Restate the records that follow word for word; no pictures should appear.
====
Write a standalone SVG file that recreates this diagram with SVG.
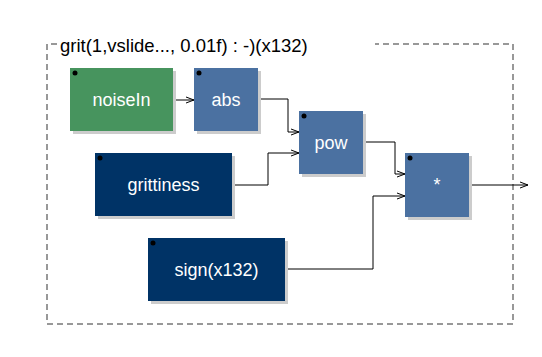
<svg xmlns="http://www.w3.org/2000/svg" width="542" height="357" viewBox="0 0 542 357">
<defs>
<marker id="arr" markerWidth="10" markerHeight="10" refX="9" refY="4" orient="auto" markerUnits="userSpaceOnUse">
<path d="M1,1 L9,4 L1,7" fill="none" stroke="#000" stroke-width="1"/>
</marker>
<style>
.shadow{fill:#cccccc}
.lbl{font-family:"Liberation Sans",Arial,sans-serif;font-size:18px;fill:#ffffff;text-anchor:middle}
.title{font-family:"Liberation Sans",Arial,sans-serif;font-size:18.5px;fill:#000000}
.dot{fill:#000000}
.frame{stroke:#777777;stroke-width:1.5;fill:none;stroke-dasharray:6,4}
.wire{stroke:#000000;stroke-width:1;fill:none}
</style>
</defs>
<rect width="542" height="357" fill="#ffffff"/>
<g id="frame">
<path class="frame" d="M57,44 L47,44 L47,324 L513,324 L513,44 L375,44"/>
<text class="title" x="60" y="52">grit(1,vslide..., 0.01f) : -)(x132)</text>
</g>
<g id="connectors">
<path class="wire" d="M173,100 L194,100" marker-end="url(#arr)"/>
<path class="wire" d="M258,99 L288,99 L288,132 L299,132" marker-end="url(#arr)"/>
<path class="wire" d="M232,185 L268,185 L268,153 L299,153" marker-end="url(#arr)"/>
<path class="wire" d="M363,142 L395,142 L395,174 L405,174" marker-end="url(#arr)"/>
<path class="wire" d="M285,269 L373,269 L373,196 L405,196" marker-end="url(#arr)"/>
<path class="wire" d="M469,185 L528,185" marker-end="url(#arr)"/>
</g>
<g id="noiseIn">
<rect class="shadow" x="73" y="71" width="103" height="63"/>
<rect x="70" y="68" width="103" height="63" fill="#47945E"/>
<circle class="dot" cx="75" cy="73" r="2.5"/>
<text class="lbl" x="121.5" y="106">noiseIn</text>
</g>
<g id="abs">
<rect class="shadow" x="197" y="71" width="64" height="63"/>
<rect x="194" y="68" width="64" height="63" fill="#4B71A1"/>
<circle class="dot" cx="199" cy="73" r="2.5"/>
<text class="lbl" x="226" y="106">abs</text>
</g>
<g id="pow">
<rect class="shadow" x="302" y="114" width="64" height="63"/>
<rect x="299" y="111" width="64" height="63" fill="#4B71A1"/>
<circle class="dot" cx="304" cy="116" r="2.5"/>
<text class="lbl" x="331" y="148.5">pow</text>
</g>
<g id="grittiness">
<rect class="shadow" x="98" y="156" width="137" height="63"/>
<rect x="95" y="153" width="137" height="63" fill="#003366"/>
<circle class="dot" cx="100" cy="158" r="2.5"/>
<text class="lbl" x="163.5" y="190.5">grittiness</text>
</g>
<g id="mul">
<rect class="shadow" x="408" y="156" width="64" height="64"/>
<rect x="405" y="153" width="64" height="64" fill="#4B71A1"/>
<circle class="dot" cx="410" cy="158" r="2.5"/>
<text class="lbl" x="437" y="191">*</text>
</g>
<g id="sign">
<rect class="shadow" x="151" y="241" width="137" height="63"/>
<rect x="148" y="238" width="137" height="63" fill="#003366"/>
<circle class="dot" cx="153" cy="243" r="2.5"/>
<text class="lbl" x="216.5" y="275.5">sign(x132)</text>
</g>
</svg>
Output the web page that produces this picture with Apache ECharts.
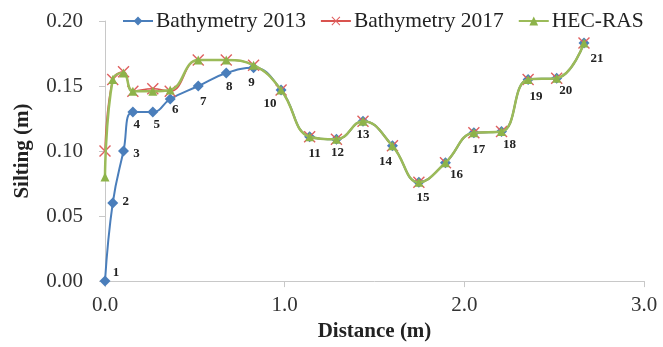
====
§ SOLUTION BELOW:
Write a standalone SVG file that recreates this diagram with SVG.
<svg xmlns="http://www.w3.org/2000/svg" width="542" height="357" viewBox="0 0 542 357">
<defs>
<marker id="arr" markerWidth="10" markerHeight="10" refX="9" refY="4" orient="auto" markerUnits="userSpaceOnUse">
<path d="M1,1 L9,4 L1,7" fill="none" stroke="#000" stroke-width="1"/>
</marker>
<style>
.shadow{fill:#cccccc}
.lbl{font-family:"Liberation Sans",Arial,sans-serif;font-size:18px;fill:#ffffff;text-anchor:middle}
.title{font-family:"Liberation Sans",Arial,sans-serif;font-size:18.5px;fill:#000000}
.dot{fill:#000000}
.frame{stroke:#777777;stroke-width:1.5;fill:none;stroke-dasharray:6,4}
.wire{stroke:#000000;stroke-width:1;fill:none}
</style>
</defs>
<rect width="542" height="357" fill="#ffffff"/>
<g id="frame">
<path class="frame" d="M57,44 L47,44 L47,324 L513,324 L513,44 L375,44"/>
<text class="title" x="60" y="52">grit(1,vslide..., 0.01f) : -)(x132)</text>
</g>
<g id="connectors">
<path class="wire" d="M173,100 L194,100" marker-end="url(#arr)"/>
<path class="wire" d="M258,99 L288,99 L288,132 L299,132" marker-end="url(#arr)"/>
<path class="wire" d="M232,185 L268,185 L268,153 L299,153" marker-end="url(#arr)"/>
<path class="wire" d="M363,142 L395,142 L395,174 L405,174" marker-end="url(#arr)"/>
<path class="wire" d="M285,269 L373,269 L373,196 L405,196" marker-end="url(#arr)"/>
<path class="wire" d="M469,185 L528,185" marker-end="url(#arr)"/>
</g>
<g id="noiseIn">
<rect class="shadow" x="73" y="71" width="103" height="63"/>
<rect x="70" y="68" width="103" height="63" fill="#47945E"/>
<circle class="dot" cx="75" cy="73" r="2.5"/>
<text class="lbl" x="121.5" y="106">noiseIn</text>
</g>
<g id="abs">
<rect class="shadow" x="197" y="71" width="64" height="63"/>
<rect x="194" y="68" width="64" height="63" fill="#4B71A1"/>
<circle class="dot" cx="199" cy="73" r="2.5"/>
<text class="lbl" x="226" y="106">abs</text>
</g>
<g id="pow">
<rect class="shadow" x="302" y="114" width="64" height="63"/>
<rect x="299" y="111" width="64" height="63" fill="#4B71A1"/>
<circle class="dot" cx="304" cy="116" r="2.5"/>
<text class="lbl" x="331" y="148.5">pow</text>
</g>
<g id="grittiness">
<rect class="shadow" x="98" y="156" width="137" height="63"/>
<rect x="95" y="153" width="137" height="63" fill="#003366"/>
<circle class="dot" cx="100" cy="158" r="2.5"/>
<text class="lbl" x="163.5" y="190.5">grittiness</text>
</g>
<g id="mul">
<rect class="shadow" x="408" y="156" width="64" height="64"/>
<rect x="405" y="153" width="64" height="64" fill="#4B71A1"/>
<circle class="dot" cx="410" cy="158" r="2.5"/>
<text class="lbl" x="437" y="191">*</text>
</g>
<g id="sign">
<rect class="shadow" x="151" y="241" width="137" height="63"/>
<rect x="148" y="238" width="137" height="63" fill="#003366"/>
<circle class="dot" cx="153" cy="243" r="2.5"/>
<text class="lbl" x="216.5" y="275.5">sign(x132)</text>
</g>
</svg>
Output the web page that produces this picture with Apache ECharts.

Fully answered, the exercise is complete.